# Kochi 270 KU



## ashy2classy (Jan 21, 2020)

Yo who snatched up that Kochi?????? I want one!!!


----------



## Elliot (Jan 21, 2020)

ashy2classy said:


> Yo who snatched up that Kochi?????? I want one!!!



looovvvveeeeee yoouuuuuuuuu


----------



## ashy2classy (Jan 21, 2020)

Elliot said:


> looovvvveeeeee yoouuuuuuuuu


You lucky SOB!


----------



## TSF415 (Jan 21, 2020)

I haven’t read up much about these but everyone seems to be damn excited about them. What are these all about?


----------



## IsoJ (Jan 21, 2020)

I want one too


----------



## JBroida (Jan 21, 2020)

there were a few... they just go fast now... more on order and about to order even more next week (or later this week depending on how jury duty goes)


----------



## ashy2classy (Jan 21, 2020)

JBroida said:


> there were a few... they just go fast now... more on order and about to order even more next week (or later this week depending on how jury duty goes)

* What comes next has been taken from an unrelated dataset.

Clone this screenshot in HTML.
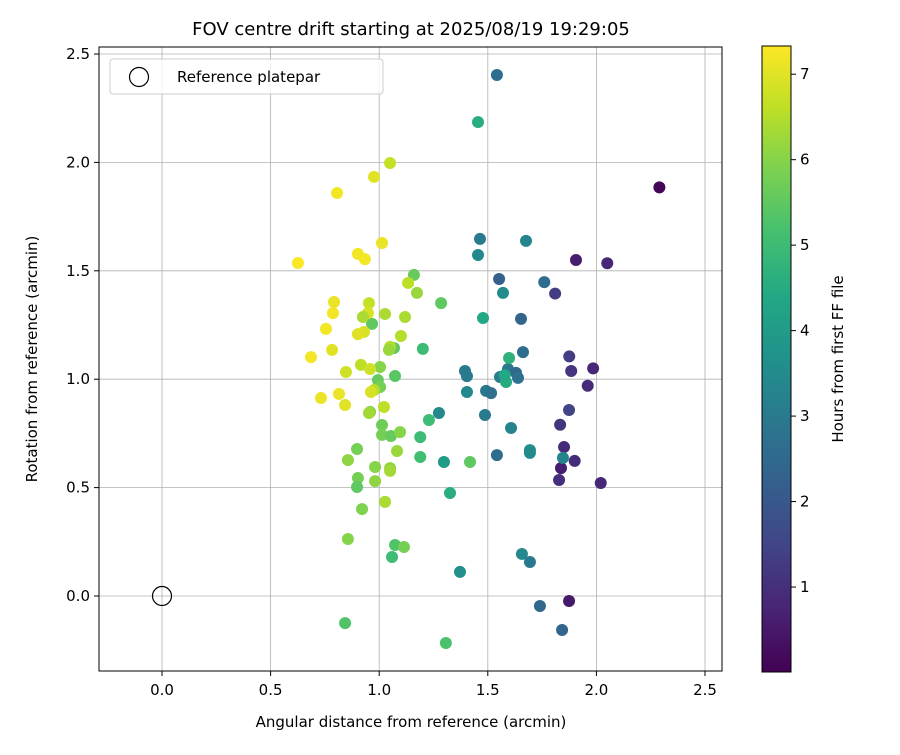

Thanks for the update, Jon. I checked 10 minutes after receiving the email and they were gone. Obviously peeps have been waiting for them.


----------



## lumo (Jan 21, 2020)

JBroida said:


> there were a few... they just go fast now... more on order and about to order even more next week (or later this week depending on how jury duty goes)


That 270 Ginrei though...I was gonna stop by the other day to ask about some stones but I'm too tempted by that Shihan


----------



## JBroida (Jan 21, 2020)

lumo said:


> That 270 Ginrei though...I was gonna stop by the other day to ask about some stones but I'm too tempted that Shihan



Lol... we can just hide those while we play with stones


----------



## Robert Lavacca (Jan 25, 2020)

Working 12-14 hour days sucks when it comes to snagging these man lol. I was too late for the 240 and the 270.


----------